Companies and Contractors Getting Creative Amid Supply Crunch
Ford’s Unfinished Vehicles
The auto industry has been among those most affected by supply-chain issues, including last year’s protracted chip shortage. In response, some companies have started delivering partially finished cars in order to get customers behind the wheel sooner. One example is Ford (F), which is sending out Explorer SUVs that are missing some chips.
These partially finished Explorers are missing rear-seat temperature controls, which can be installed later when components are available. Ford has also offered a $50 credit for buyers of its bestselling F-150 pickup if they give up the start-stop feature that saves fuel.

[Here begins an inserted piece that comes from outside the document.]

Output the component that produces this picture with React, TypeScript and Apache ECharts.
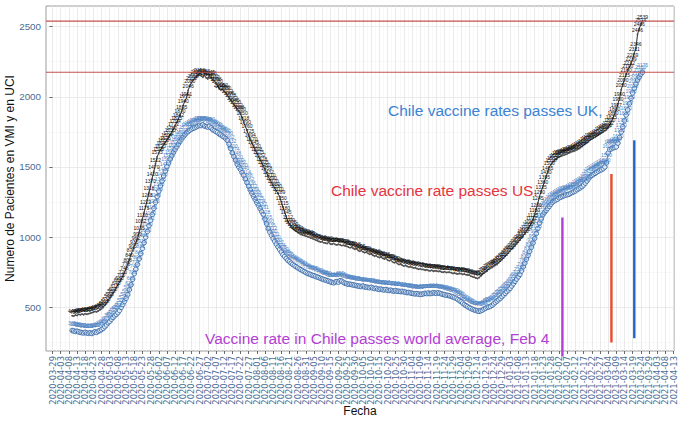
import React, { useEffect, useRef } from "react";
import * as echarts from "echarts";

// Day 0 of the x scale is 2020-03-29; values are daily from firstDay on.
const ORIGIN = Date.UTC(2020, 2, 29);
const firstDay = 12; // 2020-04-10

// Pacientes en UCI (black)
const uciValues = [
  440, 438, 445, 442, 450, 447, 452, 448, 455, 451,
  455, 458, 462, 466, 470, 468, 475, 482, 490, 500,
  515, 530, 548, 565, 582, 600, 618, 640, 660, 680,
  700, 720, 748, 778, 808, 840, 877, 905, 935, 962,
  990, 1035, 1082, 1130, 1175, 1222, 1268, 1318, 1370, 1420,
  1470, 1522, 1573, 1598, 1620, 1640, 1658, 1676, 1694, 1712,
  1730, 1750, 1772, 1794, 1815, 1842, 1870, 1895, 1940, 1971,
  1991, 2046, 2080, 2100, 2118, 2130, 2142, 2150, 2158, 2148,
  2140, 2152, 2135, 2128, 2145, 2138, 2120, 2112, 2098, 2080,
  2055, 2048, 2052, 2038, 2030, 2012, 1995, 1978, 1962, 1945,
  1930, 1912, 1898, 1880, 1850, 1818, 1790, 1760, 1725, 1694,
  1670, 1645, 1620, 1598, 1575, 1552, 1528, 1505, 1480, 1458,
  1432, 1410, 1390, 1370, 1350, 1330, 1310, 1289, 1250, 1215,
  1180, 1145, 1112, 1090, 1075, 1062, 1050, 1042, 1034, 1026,
  1020, 1015, 1012, 1008, 1004, 1000, 995, 990, 985, 980,
  975, 970, 965, 968, 960, 958, 955, 962, 952, 950,
  955, 948, 945, 950, 945, 940, 942, 938, 935, 930,
  925, 928, 920, 915, 918, 905, 900, 905, 895, 890,
  892, 885, 878, 880, 872, 865, 868, 860, 855, 858,
  850, 845, 848, 838, 832, 835, 825, 818, 822, 812,
  805, 808, 800, 795, 798, 792, 788, 790, 785, 780,
  782, 776, 772, 775, 770, 770, 765, 768, 762, 760,
  764, 758, 760, 760, 755, 758, 752, 750, 754, 748,
  750, 750, 746, 742, 745, 740, 738, 742, 740, 735,
  738, 732, 730, 730, 722, 718, 715, 710, 706, 712,
  722, 735, 745, 752, 760, 772, 778, 785, 792, 800,
  806, 818, 830, 840, 852, 865, 877, 890, 902, 915,
  928, 940, 955, 968, 980, 995, 1010, 1025, 1040, 1060,
  1080, 1102, 1125, 1160, 1200, 1245, 1290, 1325, 1360, 1395,
  1430, 1465, 1500, 1518, 1532, 1545, 1555, 1565, 1573, 1577,
  1582, 1585, 1590, 1594, 1600, 1605, 1610, 1612, 1618, 1623,
  1630, 1638, 1646, 1655, 1665, 1675, 1684, 1694, 1700, 1706,
  1712, 1720, 1728, 1736, 1744, 1751, 1758, 1765, 1782, 1800,
  1825, 1850, 1880, 1907, 1950, 1990, 2050, 2090, 2125, 2160,
  2190, 2212, 2239, 2269, 2311, 2346, 2446, 2486, 2514, 2539,
];

// Pacientes en VMI (blue)
const vmiValues = [
  335, 332, 328, 330, 325, 322, 320, 318, 322, 317,
  315, 318, 314, 320, 325, 322, 330, 335, 342, 350,
  362, 375, 390, 400, 415, 428, 440, 450, 462, 478,
  500, 520, 542, 564, 590, 625, 660, 700, 740, 772,
  806, 845, 882, 920, 960, 1000, 1040, 1082, 1120, 1161,
  1205, 1248, 1289, 1328, 1365, 1400, 1436, 1470, 1502, 1530,
  1556, 1580, 1603, 1624, 1644, 1664, 1682, 1700, 1715, 1730,
  1744, 1752, 1762, 1770, 1776, 1780, 1786, 1792, 1797, 1795,
  1800, 1792, 1788, 1785, 1790, 1778, 1765, 1760, 1752, 1746,
  1735, 1728, 1720, 1712, 1702, 1690, 1662, 1632, 1600, 1574,
  1548, 1520, 1500, 1482, 1460, 1440, 1414, 1388, 1362, 1336,
  1312, 1289, 1268, 1246, 1225, 1204, 1182, 1161, 1128, 1095,
  1060, 1035, 1012, 990, 970, 950, 930, 912, 894, 875,
  862, 848, 835, 825, 815, 806, 798, 790, 782, 775,
  768, 762, 755, 748, 742, 738, 733, 728, 725, 720,
  716, 712, 706, 702, 698, 695, 690, 686, 682, 678,
  675, 680, 684, 680, 690, 686, 678, 672, 668, 665,
  665, 662, 660, 657, 655, 652, 650, 648, 652, 646,
  644, 642, 640, 643, 638, 634, 636, 630, 628, 630,
  626, 624, 627, 622, 620, 622, 618, 616, 619, 615,
  614, 612, 614, 610, 608, 605, 606, 603, 600, 598,
  596, 598, 594, 592, 594, 597, 600, 598, 602, 598,
  600, 604, 602, 600, 603, 600, 596, 592, 590, 586,
  585, 582, 578, 574, 570, 564, 556, 548, 540, 530,
  520, 512, 505, 498, 492, 486, 482, 478, 475, 472,
  476, 480, 488, 494, 500, 504, 507, 515, 525, 535,
  545, 555, 564, 576, 588, 600, 612, 624, 635, 652,
  668, 685, 702, 718, 735, 760, 788, 815, 843, 870,
  898, 928, 958, 990, 1025, 1062, 1100, 1130, 1160, 1175,
  1190, 1205, 1220, 1235, 1250, 1258, 1265, 1270, 1280, 1285,
  1290, 1295, 1300, 1303, 1306, 1312, 1318, 1324, 1330, 1338,
  1346, 1352, 1360, 1372, 1385, 1400, 1416, 1431, 1440, 1447,
  1455, 1462, 1470, 1478, 1481, 1488, 1500, 1530, 1600, 1625,
  1630, 1636, 1640, 1644, 1670, 1710, 1750, 1786, 1830, 1870,
  1907, 1950, 1990, 2028, 2060, 2090, 2120, 2140, 2160, 2175,
];

// Horizontal reference levels (max of each series)
const refLevels = [2539, 2175];

// Vaccine milestones: day index, segment bottom, segment top
const eventDays = [312, 342, 356];
const eventLow = [150, 250, 280];
const eventHigh = [1140, 1450, 1690];

const annotationTexts = [
  "Chile vaccine rates passes UK,",
  "Chile vaccine rate passes US.",
  "Vaccine rate in Chile passes world average, Feb 4",
];

// Axis ticks
const xTickDays: number[] = [];
for (let d = 0; d <= 380; d += 5) xTickDays.push(d);
const xMinorDays: number[] = [];
for (let d = 2.5; d <= 380; d += 5) xMinorDays.push(d);
const yTicks = [500, 1000, 1500, 2000, 2500];
const yMinor = [250, 750, 1250, 1750, 2250];

const X_MIN = -4;
const X_MAX = 380.3;
const FONT = '"Liberation Sans", Arial, Helvetica, sans-serif';
const TICK_FONT = '"DejaVu Sans", "Liberation Sans", sans-serif';

function dayLabel(d: number): string {
  const dt = new Date(ORIGIN + Math.round(d) * 86400000);
  return dt.toISOString().slice(0, 10);
}

export default function App() {
  const ref = useRef<HTMLDivElement>(null);

  useEffect(() => {
    document.body.style.margin = "0";
    if (!ref.current) return;
    const chart = echarts.init(ref.current, undefined, { renderer: "svg" });

    const uciData = uciValues.map((v, i) => [firstDay + i, v]);
    const vmiData = vmiValues.map((v, i) => [firstDay + i, v]);
    const eventColors = ["#b23fd4", "#ec4a2c", "#1f62c9"];

    const eventSeries = eventDays.map((d, i) => ({
      type: "line",
      data: [
        [d, eventLow[i]],
        [d, eventHigh[i]],
      ],
      symbol: "none",
      clip: false,
      silent: true,
      z: 5,
      lineStyle: { color: eventColors[i], width: 2.4 },
    }));

    const refSeries = refLevels.map((v) => ({
      type: "line",
      data: [
        [X_MIN, v],
        [X_MAX, v],
      ],
      symbol: "none",
      silent: true,
      z: 6,
      lineStyle: { color: "#c4504e", width: 1.1 },
    }));

    const option: any = {
      animation: false,
      backgroundColor: "#ffffff",
      textStyle: { fontFamily: FONT },
      grid: {
        left: 46,
        right: 6,
        top: 6,
        bottom: 74,
        show: true,
        borderColor: "#9c9c9c",
        borderWidth: 1,
        backgroundColor: "#ffffff",
        containLabel: false,
        outerBoundsMode: "none",
      },
      xAxis: [
        {
          type: "value",
          min: X_MIN,
          max: X_MAX,
          position: "bottom",
          axisLine: { show: false },
          axisTick: {
            show: true,
            customValues: xTickDays,
            length: 3,
            lineStyle: { color: "#444", width: 0.8 },
          },
          axisLabel: {
            customValues: xTickDays,
            rotate: 90,
            margin: 5,
            fontSize: 8.4,
            lineHeight: 7,
            fontFamily: TICK_FONT,
            color: "#4a6c95",
            showMinLabel: true,
            showMaxLabel: true,
            formatter: (v: number) => dayLabel(v),
          },
          splitLine: { show: true, lineStyle: { color: "#e6e6e6", width: 0.9 } },
          name: "Fecha",
          nameLocation: "middle",
          nameGap: 54,
          nameMoveOverlap: false,
          nameTextStyle: { fontSize: 12, color: "#111", fontFamily: FONT },
        },
        {
          type: "value",
          min: X_MIN,
          max: X_MAX,
          position: "bottom",
          axisLine: { show: false },
          axisTick: { show: false, customValues: xMinorDays },
          axisLabel: { show: false },
          splitLine: { show: true, lineStyle: { color: "#f0f0f0", width: 0.5 } },
        },
      ],
      yAxis: [
        {
          type: "value",
          min: 189,
          max: 2647,
          position: "left",
          axisLine: { show: false },
          axisTick: {
            show: true,
            customValues: yTicks,
            length: 3,
            lineStyle: { color: "#444", width: 0.8 },
          },
          axisLabel: {
            customValues: yTicks,
            margin: 5,
            fontSize: 9.8,
            fontFamily: FONT,
            color: "#4a6c95",
            formatter: (v: number) => String(v),
          },
          splitLine: { show: true, lineStyle: { color: "#e6e6e6", width: 0.9 } },
          name: "Numero de Pacientes en VMI y en UCI",
          nameLocation: "middle",
          nameGap: 30,
          nameRotate: 90,
          nameMoveOverlap: false,
          nameTextStyle: { fontSize: 12, color: "#111", fontFamily: FONT },
        },
        {
          type: "value",
          min: 189,
          max: 2647,
          position: "left",
          axisLine: { show: false },
          axisTick: { show: false, customValues: yMinor },
          axisLabel: { show: false },
          splitLine: { show: true, lineStyle: { color: "#f0f0f0", width: 0.5 } },
        },
      ],
      series: [
        {
          type: "line",
          name: "VMI",
          data: vmiData,
          symbol: "circle",
          symbolSize: 4.6,
          z: 3,
          itemStyle: { color: "#dfe8f4", borderColor: "#3e6eab", borderWidth: 1 },
          lineStyle: { color: "#3e6eab", width: 0.9 },
          label: {
            show: true,
            position: "top",
            distance: 2,
            fontSize: 5,
            color: "#4f84c4",
            formatter: (p: any) => String(p.value[1]),
          },
        },
        {
          type: "line",
          name: "UCI",
          data: uciData,
          symbol: "circle",
          symbolSize: 1.8,
          z: 4,
          itemStyle: { color: "#555" },
          lineStyle: { color: "#111", width: 0.9 },
          label: {
            show: true,
            position: "top",
            distance: 1,
            fontSize: 5,
            color: "#111",
            formatter: (p: any) => String(p.value[1]),
          },
        },
        ...refSeries,
        ...eventSeries,
      ],
      graphic: [
        {
          type: "text",
          left: 388,
          top: 102,
          z: 10,
          style: { text: annotationTexts[0], fill: "#3b83d4", fontSize: 15.5, fontFamily: FONT },
        },
        {
          type: "text",
          left: 331,
          top: 182,
          z: 10,
          style: { text: annotationTexts[1], fill: "#e5343f", fontSize: 15.5, fontFamily: FONT },
        },
        {
          type: "text",
          left: 205,
          top: 330,
          z: 10,
          style: { text: annotationTexts[2], fill: "#b23fd4", fontSize: 15.5, fontFamily: FONT },
        },
      ],
    };

    chart.setOption(option);
    return () => chart.dispose();
  }, []);

  return <div ref={ref} style={{ width: 680, height: 425 }} />;
}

The feature can’t be installed after the fact, and buyers can wait on it if they choose.
Hold the Garage Door
Homebuilders are also struggling to get the materials they need amid supply disruptions. This has manifested itself in a very specific way, with garage doors being hard to come by. Industry experts say it takes around 20 weeks to build a house, and just as long for a new delivery of garage doors to arrive.

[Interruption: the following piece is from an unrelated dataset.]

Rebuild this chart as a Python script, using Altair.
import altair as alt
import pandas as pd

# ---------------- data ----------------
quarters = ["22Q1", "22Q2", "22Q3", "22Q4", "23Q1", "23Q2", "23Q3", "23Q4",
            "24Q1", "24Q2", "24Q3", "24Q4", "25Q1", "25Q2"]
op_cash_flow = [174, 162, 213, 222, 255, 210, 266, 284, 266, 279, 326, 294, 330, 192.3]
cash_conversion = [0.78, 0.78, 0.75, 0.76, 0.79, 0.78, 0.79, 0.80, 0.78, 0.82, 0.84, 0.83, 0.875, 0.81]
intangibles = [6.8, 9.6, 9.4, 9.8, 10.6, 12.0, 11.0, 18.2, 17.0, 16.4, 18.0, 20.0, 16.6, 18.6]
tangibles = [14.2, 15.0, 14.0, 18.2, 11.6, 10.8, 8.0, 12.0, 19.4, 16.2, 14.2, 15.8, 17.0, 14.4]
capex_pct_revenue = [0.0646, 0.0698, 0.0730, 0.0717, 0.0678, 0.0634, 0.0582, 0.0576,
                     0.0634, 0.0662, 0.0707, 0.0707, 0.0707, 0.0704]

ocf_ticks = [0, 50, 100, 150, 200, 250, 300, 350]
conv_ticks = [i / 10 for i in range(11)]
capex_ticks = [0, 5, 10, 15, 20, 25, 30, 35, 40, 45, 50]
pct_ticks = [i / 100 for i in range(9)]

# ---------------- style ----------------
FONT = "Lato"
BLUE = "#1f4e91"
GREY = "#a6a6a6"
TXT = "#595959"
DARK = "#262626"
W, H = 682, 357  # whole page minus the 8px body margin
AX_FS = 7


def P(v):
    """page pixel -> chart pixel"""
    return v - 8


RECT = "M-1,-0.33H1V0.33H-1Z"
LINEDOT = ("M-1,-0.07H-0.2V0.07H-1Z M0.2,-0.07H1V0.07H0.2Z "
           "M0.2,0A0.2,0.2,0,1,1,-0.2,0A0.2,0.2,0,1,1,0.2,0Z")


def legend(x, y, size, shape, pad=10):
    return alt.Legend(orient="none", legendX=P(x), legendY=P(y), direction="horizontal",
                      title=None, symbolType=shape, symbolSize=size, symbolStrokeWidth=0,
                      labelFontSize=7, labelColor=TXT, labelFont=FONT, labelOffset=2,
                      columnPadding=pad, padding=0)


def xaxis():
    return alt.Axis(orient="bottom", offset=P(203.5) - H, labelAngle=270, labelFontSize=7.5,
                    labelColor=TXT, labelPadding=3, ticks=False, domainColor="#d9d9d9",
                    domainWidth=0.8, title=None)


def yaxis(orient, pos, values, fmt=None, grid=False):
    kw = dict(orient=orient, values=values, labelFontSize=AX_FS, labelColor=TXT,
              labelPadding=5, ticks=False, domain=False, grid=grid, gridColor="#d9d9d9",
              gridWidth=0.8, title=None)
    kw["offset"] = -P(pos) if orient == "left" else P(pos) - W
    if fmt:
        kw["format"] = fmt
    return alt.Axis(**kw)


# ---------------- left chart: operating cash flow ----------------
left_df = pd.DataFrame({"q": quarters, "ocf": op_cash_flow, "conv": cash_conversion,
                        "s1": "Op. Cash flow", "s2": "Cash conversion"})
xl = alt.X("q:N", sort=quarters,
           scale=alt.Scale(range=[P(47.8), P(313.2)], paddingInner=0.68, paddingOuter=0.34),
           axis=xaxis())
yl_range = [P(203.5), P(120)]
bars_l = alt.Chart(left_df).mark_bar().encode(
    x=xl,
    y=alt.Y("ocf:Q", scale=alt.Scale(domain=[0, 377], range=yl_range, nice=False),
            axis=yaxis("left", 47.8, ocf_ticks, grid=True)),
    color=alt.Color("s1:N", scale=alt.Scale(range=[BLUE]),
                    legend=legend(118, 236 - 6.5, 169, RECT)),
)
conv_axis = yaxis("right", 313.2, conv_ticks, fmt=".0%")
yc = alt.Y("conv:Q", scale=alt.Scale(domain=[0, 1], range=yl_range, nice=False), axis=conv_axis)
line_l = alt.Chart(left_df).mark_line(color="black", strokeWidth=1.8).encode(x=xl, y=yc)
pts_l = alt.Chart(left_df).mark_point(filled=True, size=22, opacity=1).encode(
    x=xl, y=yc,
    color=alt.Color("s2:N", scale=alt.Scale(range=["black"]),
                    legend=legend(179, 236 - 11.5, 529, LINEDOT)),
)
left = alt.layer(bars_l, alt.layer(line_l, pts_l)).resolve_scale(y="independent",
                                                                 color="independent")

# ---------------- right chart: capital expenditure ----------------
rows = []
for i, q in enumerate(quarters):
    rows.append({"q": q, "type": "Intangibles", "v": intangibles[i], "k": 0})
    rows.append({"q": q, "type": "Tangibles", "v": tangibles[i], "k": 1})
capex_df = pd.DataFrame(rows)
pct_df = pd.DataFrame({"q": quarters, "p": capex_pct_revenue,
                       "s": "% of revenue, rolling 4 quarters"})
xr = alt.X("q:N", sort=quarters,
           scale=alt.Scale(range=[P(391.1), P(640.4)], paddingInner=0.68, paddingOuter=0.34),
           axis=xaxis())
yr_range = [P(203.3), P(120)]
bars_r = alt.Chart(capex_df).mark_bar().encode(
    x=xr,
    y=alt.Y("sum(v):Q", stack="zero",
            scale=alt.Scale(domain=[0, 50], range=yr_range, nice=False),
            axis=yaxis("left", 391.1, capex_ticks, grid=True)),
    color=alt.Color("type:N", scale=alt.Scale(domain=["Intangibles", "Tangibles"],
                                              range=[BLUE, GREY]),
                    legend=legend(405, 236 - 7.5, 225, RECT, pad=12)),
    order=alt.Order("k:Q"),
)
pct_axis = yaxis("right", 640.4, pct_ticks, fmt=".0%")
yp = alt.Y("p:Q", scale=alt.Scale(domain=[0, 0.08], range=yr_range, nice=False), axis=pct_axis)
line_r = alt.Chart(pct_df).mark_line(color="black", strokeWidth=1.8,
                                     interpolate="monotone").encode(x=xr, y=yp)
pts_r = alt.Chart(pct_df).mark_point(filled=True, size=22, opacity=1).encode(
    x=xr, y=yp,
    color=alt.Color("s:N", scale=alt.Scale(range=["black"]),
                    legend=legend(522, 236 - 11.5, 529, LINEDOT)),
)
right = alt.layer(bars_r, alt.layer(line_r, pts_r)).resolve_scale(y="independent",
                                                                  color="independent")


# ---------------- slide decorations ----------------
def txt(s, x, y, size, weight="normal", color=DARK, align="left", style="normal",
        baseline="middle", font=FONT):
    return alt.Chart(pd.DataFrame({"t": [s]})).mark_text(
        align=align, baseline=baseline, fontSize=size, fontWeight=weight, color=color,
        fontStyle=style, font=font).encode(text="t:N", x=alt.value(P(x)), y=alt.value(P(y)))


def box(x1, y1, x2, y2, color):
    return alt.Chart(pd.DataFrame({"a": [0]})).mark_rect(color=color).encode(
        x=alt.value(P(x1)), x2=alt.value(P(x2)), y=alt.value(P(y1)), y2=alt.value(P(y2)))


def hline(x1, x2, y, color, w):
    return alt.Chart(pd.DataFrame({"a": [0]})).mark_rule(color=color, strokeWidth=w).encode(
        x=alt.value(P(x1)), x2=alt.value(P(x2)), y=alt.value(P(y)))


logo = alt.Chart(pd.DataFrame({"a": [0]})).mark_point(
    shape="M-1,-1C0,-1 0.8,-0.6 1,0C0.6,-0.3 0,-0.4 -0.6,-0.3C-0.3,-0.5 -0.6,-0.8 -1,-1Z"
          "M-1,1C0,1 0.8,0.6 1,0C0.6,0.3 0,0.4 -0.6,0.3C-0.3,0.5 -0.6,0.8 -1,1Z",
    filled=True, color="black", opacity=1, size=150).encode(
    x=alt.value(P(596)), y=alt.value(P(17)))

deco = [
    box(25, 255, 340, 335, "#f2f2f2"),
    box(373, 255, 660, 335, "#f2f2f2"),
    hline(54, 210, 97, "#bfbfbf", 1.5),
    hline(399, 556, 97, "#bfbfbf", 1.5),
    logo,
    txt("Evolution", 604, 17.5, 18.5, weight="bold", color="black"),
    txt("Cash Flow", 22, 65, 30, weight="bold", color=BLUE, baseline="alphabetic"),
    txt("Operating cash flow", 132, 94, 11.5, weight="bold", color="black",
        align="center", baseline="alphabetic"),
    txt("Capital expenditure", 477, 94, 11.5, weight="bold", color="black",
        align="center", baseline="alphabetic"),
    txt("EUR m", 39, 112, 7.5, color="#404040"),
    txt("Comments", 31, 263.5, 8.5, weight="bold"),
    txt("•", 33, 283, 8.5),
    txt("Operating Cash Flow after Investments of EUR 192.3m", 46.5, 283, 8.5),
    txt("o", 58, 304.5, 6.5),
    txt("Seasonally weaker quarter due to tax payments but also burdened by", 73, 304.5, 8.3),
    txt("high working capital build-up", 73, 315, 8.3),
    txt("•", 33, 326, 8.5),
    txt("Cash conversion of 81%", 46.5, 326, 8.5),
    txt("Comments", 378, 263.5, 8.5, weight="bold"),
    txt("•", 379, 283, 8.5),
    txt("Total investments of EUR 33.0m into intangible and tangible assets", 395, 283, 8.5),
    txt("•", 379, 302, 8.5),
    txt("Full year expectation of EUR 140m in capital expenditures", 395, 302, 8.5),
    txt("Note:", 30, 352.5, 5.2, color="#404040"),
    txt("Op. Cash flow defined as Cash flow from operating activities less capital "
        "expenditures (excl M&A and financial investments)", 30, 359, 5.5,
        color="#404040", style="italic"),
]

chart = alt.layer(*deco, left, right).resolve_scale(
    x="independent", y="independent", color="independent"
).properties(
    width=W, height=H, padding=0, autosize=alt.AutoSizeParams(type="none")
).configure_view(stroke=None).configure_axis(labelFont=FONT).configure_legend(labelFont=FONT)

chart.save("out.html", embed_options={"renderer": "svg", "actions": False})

These days it’s not entirely uncommon to see brand new homes with plywood where garage doors otherwise would be. Sometimes temporary doors are installed. In 2020, 90% of newly built single-family homes included garages, and more people are pushing out into the suburbs where owning a car is more common.
White House Response
A new initiative from the Biden administration aims to directly address supply-chain problems. It’s called “Freight Logistics Optimization Works,” or FLOW, and will gather data in a bid to boost efficiency. Companies will be able to access information at different points in the delivery process.
Analysts note this type of data is commonly collected and used by larger companies, but many small businesses lack such capability. The hope is this pilot program will be a boost to smaller firms that are being affected by delivery disruptions. It’s common to hear the term “unfinished business” in various walks of life, and for now, with so many things in short supply, it seems to be a viable workaround.